The Big Red’s 2012 campaign was a dream season. Behind a swashbuckling attack led by All American forward Daniel Haber, Cornell won an Ivy League crown for the first time in 1977 and appeared in the NCAA Tournament, losing in the first round against Syracuse. Only three seniors are gone, but all three were important, including starting goalkeeper Rick Pflasterer, midfielder Nico Nissl and forward Tyler Regan. High-scoring Haber elected to turn pro as well, signing with a pro club in Israel.
While head coach Jaro Zawislan is going to have to find a new way to replace the 22 goals and 13 assists of Haber and Regan, he will be able to rely on experience players like center back Patrick Slogic, the team’s minutes leader last season, senior midfielder Stephen Reisert and sophomore handyman Atticus DeProspo. Provided they can get the goals from somewhere, it could be another strong season in Ithaca.

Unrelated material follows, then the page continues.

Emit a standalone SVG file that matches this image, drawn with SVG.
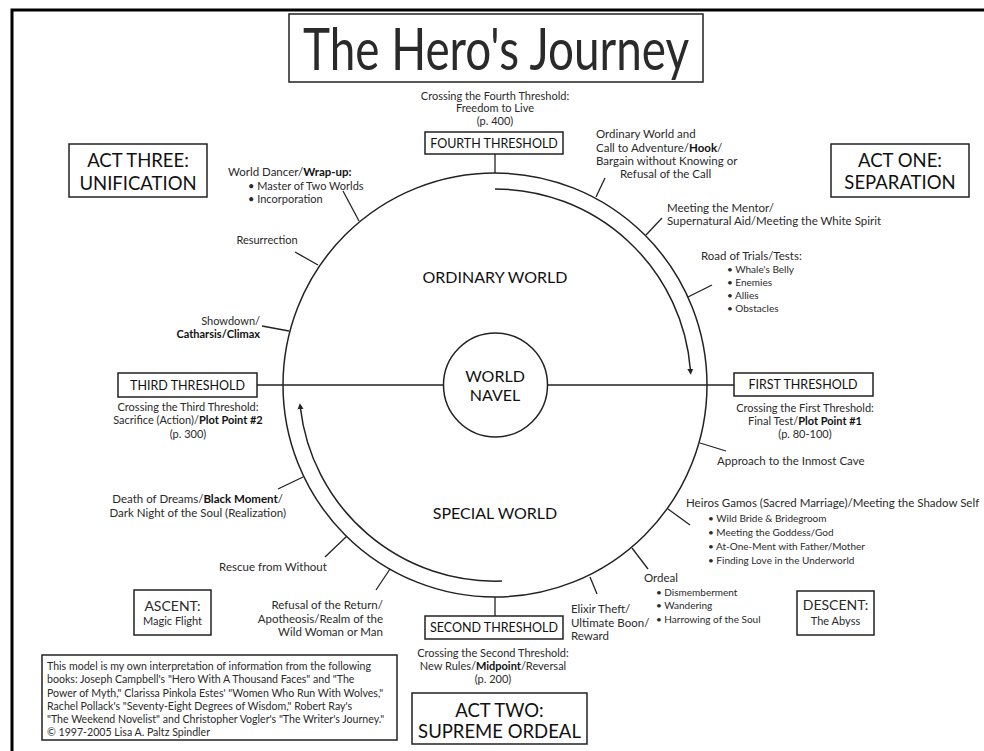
<svg xmlns="http://www.w3.org/2000/svg" width="984" height="751" viewBox="0 0 984 751">
<style>
text{font-family:Lato,"Open Sans","Liberation Sans",sans-serif;fill:#2a2a2a}
.s{font-size:11px}
.h{font-size:11.5px}
.b{font-size:10px}
.fn{font-size:10.6px}
.bd{font-weight:bold;fill:#111}
.c{text-anchor:middle}
.e{text-anchor:end}
.box{fill:#fff;stroke:#222;stroke-width:1.5}
.ln{fill:none;stroke:#222;stroke-width:1.5}
.tk{stroke:#222;stroke-width:1.3}
.act{font-size:18.5px;text-anchor:middle;fill:#111}
.th{font-size:12.5px;text-anchor:middle;fill:#111}
.big{font-size:16px;text-anchor:middle;fill:#111}
</style>
<defs>
<marker id="ah" viewBox="0 0 10 10" refX="2" refY="5" markerWidth="6" markerHeight="7" markerUnits="userSpaceOnUse" orient="auto">
<path d="M0,0 L10,5 L0,10 z" fill="#222"/>
</marker>
</defs>
<rect width="984" height="751" fill="#fff"/>
<path d="M12 751 V10 H984" fill="none" stroke="#000" stroke-width="3"/>

<g id="title">
<rect class="box" x="289" y="14" width="414" height="68"/>
<text x="496" y="70" font-size="58" text-anchor="middle" textLength="386" lengthAdjust="spacingAndGlyphs" fill="#111">The Hero's Journey</text>
</g>

<g id="circles">
<circle class="ln" cx="495" cy="385" r="212"/>
<circle id="world-navel" class="ln" cx="495.5" cy="385" r="52"/>
<text class="big" x="495" y="382" font-size="15">WORLD</text>
<text class="big" x="495" y="401" font-size="15">NAVEL</text>
<text class="big" x="495" y="283">ORDINARY WORLD</text>
<text class="big" x="495" y="519">SPECIAL WORLD</text>
</g>

<g id="connectors">
<line class="ln" x1="257" y1="385" x2="443.5" y2="385"/>
<line class="ln" x1="547.5" y1="385" x2="734" y2="385"/>
<line class="tk" x1="495" y1="154" x2="495" y2="173"/>
<line class="tk" x1="495" y1="597" x2="495" y2="616"/>
<path class="ln" d="M495 189 A196 196 0 0 1 690.4 370" marker-end="url(#ah)"/>
<path class="ln" d="M502 581 A196 196 0 0 1 300.4 408" marker-end="url(#ah)"/>
<line class="tk" x1="343" y1="191" x2="359" y2="221"/>
<line class="tk" x1="295" y1="252" x2="318" y2="265"/>
<line class="tk" x1="262" y1="326" x2="289" y2="331"/>
<line class="tk" x1="605" y1="178" x2="596" y2="197"/>
<line class="tk" x1="662" y1="218" x2="646" y2="235"/>
<line class="tk" x1="712" y1="285" x2="688" y2="297"/>
<line class="tk" x1="700" y1="443" x2="726" y2="451"/>
<line class="tk" x1="668" y1="509" x2="690" y2="525"/>
<line class="tk" x1="632" y1="548" x2="648" y2="569"/>
<line class="tk" x1="590" y1="577" x2="597" y2="594"/>
<line class="tk" x1="390" y1="569" x2="376" y2="590"/>
<line class="tk" x1="347" y1="536" x2="325" y2="557"/>
<line class="tk" x1="303" y1="477" x2="278" y2="489"/>
</g>

<g id="fourth-threshold">
<text class="s c" x="495" y="100">Crossing the Fourth Threshold:</text>
<text class="s c" x="495" y="112">Freedom to Live</text>
<text class="s c" x="495" y="125">(p. 400)</text>
<rect class="box" x="425" y="132" width="138" height="22"/>
<text class="th" x="494" y="148">FOURTH THRESHOLD</text>
</g>

<g id="act-three">
<rect class="box" x="69" y="144" width="138" height="53"/>
<text class="act" x="138" y="167">ACT THREE:</text>
<text class="act" x="138" y="190">UNIFICATION</text>
</g>

<g id="act-one">
<rect class="box" x="831" y="144" width="138" height="53"/>
<text class="act" x="900" y="167">ACT ONE:</text>
<text class="act" x="900" y="189">SEPARATION</text>
</g>

<g id="world-dancer">
<text class="h" x="228" y="176">World Dancer/<tspan class="bd">Wrap-up:</tspan></text>
<text class="s" x="248" y="190">• Master of Two Worlds</text>
<text class="s" x="248" y="203">• Incorporation</text>
</g>

<g id="resurrection">
<text class="s c" x="267" y="244">Resurrection</text>
</g>

<g id="showdown">
<text class="s e" x="260" y="325">Showdown/</text>
<text class="s e bd" x="260" y="338">Catharsis/Climax</text>
</g>

<g id="ordinary-world-call">
<text class="h" x="596" y="138">Ordinary World and</text>
<text class="h" x="596" y="152">Call to Adventure/<tspan class="bd">Hook</tspan>/</text>
<text class="h" x="596" y="165">Bargain without Knowing or</text>
<text class="h" x="620" y="178">Refusal of the Call</text>
</g>

<g id="mentor">
<text class="h" x="667" y="212">Meeting the Mentor/</text>
<text class="h" x="667" y="225">Supernatural Aid/Meeting the White Spirit</text>
</g>

<g id="road-of-trials">
<text class="h" x="701" y="260">Road of Trials/Tests:</text>
<text class="b" x="727" y="273">• Whale's Belly</text>
<text class="b" x="727" y="286">• Enemies</text>
<text class="b" x="727" y="299">• Allies</text>
<text class="b" x="727" y="312">• Obstacles</text>
</g>

<g id="first-threshold">
<rect class="box" x="734" y="373" width="139" height="23"/>
<text class="th" x="803" y="389">FIRST THRESHOLD</text>
<text class="s c" x="805" y="412">Crossing the First Threshold:</text>
<text class="s c" x="805" y="425">Final Test/<tspan class="bd">Plot Point #1</tspan></text>
<text class="s c" x="805" y="438">(p. 80-100)</text>
</g>

<g id="approach">
<text class="h" x="717" y="465">Approach to the Inmost Cave</text>
</g>

<g id="heiros-gamos">
<text class="h" x="686" y="507">Heiros Gamos (Sacred Marriage)/Meeting the Shadow Self</text>
<text class="b" x="708" y="522">• Wild Bride &amp; Bridegroom</text>
<text class="b" x="708" y="536">• Meeting the Goddess/God</text>
<text class="b" x="708" y="550">• At-One-Ment with Father/Mother</text>
<text class="b" x="708" y="564">• Finding Love in the Underworld</text>
</g>

<g id="ordeal">
<text class="h" x="644" y="582">Ordeal</text>
<text class="b" x="656" y="596">• Dismemberment</text>
<text class="b" x="656" y="609">• Wandering</text>
<text class="b" x="656" y="623">• Harrowing of the Soul</text>
</g>

<g id="elixir">
<text class="h" x="571" y="613">Elixir Theft/</text>
<text class="h" x="571" y="627">Ultimate Boon/</text>
<text class="h" x="571" y="640">Reward</text>
</g>

<g id="descent">
<rect class="box" x="797" y="591" width="77" height="44"/>
<text x="835.5" y="610" font-size="14" text-anchor="middle" fill="#111">DESCENT:</text>
<text class="s c" x="835.5" y="625">The Abyss</text>
</g>

<g id="second-threshold">
<rect class="box" x="425" y="616" width="138" height="23"/>
<text class="th" x="494" y="632">SECOND THRESHOLD</text>
<text class="s c" x="493" y="657">Crossing the Second Threshold:</text>
<text class="s c" x="493" y="670">New Rules/<tspan class="bd">Midpoint</tspan>/Reversal</text>
<text class="s c" x="493" y="683">(p. 200)</text>
</g>

<g id="act-two">
<rect class="box" x="412" y="693" width="175" height="51"/>
<text class="act" x="499.5" y="717">ACT TWO:</text>
<text class="act" x="499.5" y="738">SUPREME ORDEAL</text>
</g>

<g id="refusal-return">
<text class="h e" x="383" y="609">Refusal of the Return/</text>
<text class="h e" x="383" y="623">Apotheosis/Realm of the</text>
<text class="h e" x="383" y="636">Wild Woman or Man</text>
</g>

<g id="rescue">
<text class="h c" x="273" y="571">Rescue from Without</text>
</g>

<g id="ascent">
<rect class="box" x="134" y="590" width="77" height="45"/>
<text x="172.5" y="611" font-size="14" text-anchor="middle" fill="#111">ASCENT:</text>
<text class="s c" x="172.5" y="625">Magic Flight</text>
</g>

<g id="death-of-dreams">
<text class="h e" x="283" y="503">Death of Dreams/<tspan class="bd">Black Moment</tspan>/</text>
<text class="h e" x="286" y="517">Dark Night of the Soul (Realization)</text>
</g>

<g id="third-threshold">
<rect class="box" x="118" y="373" width="139" height="24"/>
<text class="th" x="187.5" y="390">THIRD THRESHOLD</text>
<text class="s c" x="188" y="411">Crossing the Third Threshold:</text>
<text class="s c" x="188" y="424">Sacrifice (Action)/<tspan class="bd">Plot Point #2</tspan></text>
<text class="s c" x="188" y="438">(p. 300)</text>
</g>

<g id="footnote">
<rect class="box" x="42" y="655" width="355" height="85"/>
<text class="fn" x="47" y="670">This model is my own interpretation of information from the following</text>
<text class="fn" x="47" y="683">books: Joseph Campbell's "Hero With A Thousand Faces" and "The</text>
<text class="fn" x="47" y="696.5">Power of Myth," Clarissa Pinkola Estes' "Women Who Run With Wolves,"</text>
<text class="fn" x="47" y="709.5">Rachel Pollack's "Seventy-Eight Degrees of Wisdom," Robert Ray's</text>
<text class="fn" x="47" y="723">"The Weekend Novelist" and Christopher Vogler's "The Writer's Journey."</text>
<text class="fn" x="47" y="736">© 1997-2005 Lisa A. Paltz Spindler</text>
</g>
</svg>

As 2012 powers Brown and Cornell reload, it opens the door for the Big Green to pounce on the Ivy League summit. This despite a big loss of their own, as head coach Jeff Cook left to take a job coaching the Philadelphia Union. Assistant Chad Riley took over the top spot, and he inherits a team that finished only three points behind first place Cornell last season.
Riley has plenty of returning talent to call upon as well, including midfielder Kevin Dzierzawski, forward Alex Adelabu and midfielder Colin Heffron. Like every season, the Ivy League is wide open and the Big Green will look to take advantage.
It was a predominately young Harvard squad last season that struggled, laboring to a winless Ivy League campaign. Surely the Crimson will aim for a significant improvement, and they’ll hope that the first year players who gained valuable experience a year ago can raise their level and key a turnaround. That includes midfielder Oliver White, defender Mark Ashby, forward Jake Freeman, along with goalkeepers Evan Mendez and Joe Festa.
It wasn’t scoring goals that was the main problem for Penn last season, as they bagged 27 and only failed to score in two games all season. The other end of the field was there they struggled, conceding 37 overall, highest in the Ivy League. Provided that they can fix those issues at the back, scoring goals shouldn’t be too big of a challenge once again. Even thought they lost Travis Cantrell, contributors Stephen Baker, Markhus Lacroix and Alex Reddy return, and they’ll get a pair of talented freshmen to join them up front in Alec Neumann and Sam Heyward. Former U.S. youth national team player Travis Pillon is also joining the Quakers, and he’ll likely have an instant impact on the flank in either a defensive or midfield role.
Another side that has to like their chances heading into 2013, the Tigers lost only two big pieces from last year’s third-place finishers, as Mark Linnville and Matt Sanner both graduated. And while each was named First-Team All Ivy, Matt’s little brother Thomas Sanner is the heir apparent to the team in the final third, leading the Tigers in points in 2012 on his way to league Rookie of the Year honors. Other big contributors who return are Myles McGinley, Cameron Porter and Patrick O'Neil.
Goals were very hard to come by for Yale in 2012, tallying an Ivy League-worst nine in its 17 matches and getting shutout ten times. Finding a way to improve that total is critical if the Bulldogs hope to have any chance of jumping into the list of contenders. Returners like Jenner Fox, Peter Jacobson, Connor Lachenbruch, Max McKiernan and Philip Piper will surely aim to rectify those offensive doldrums.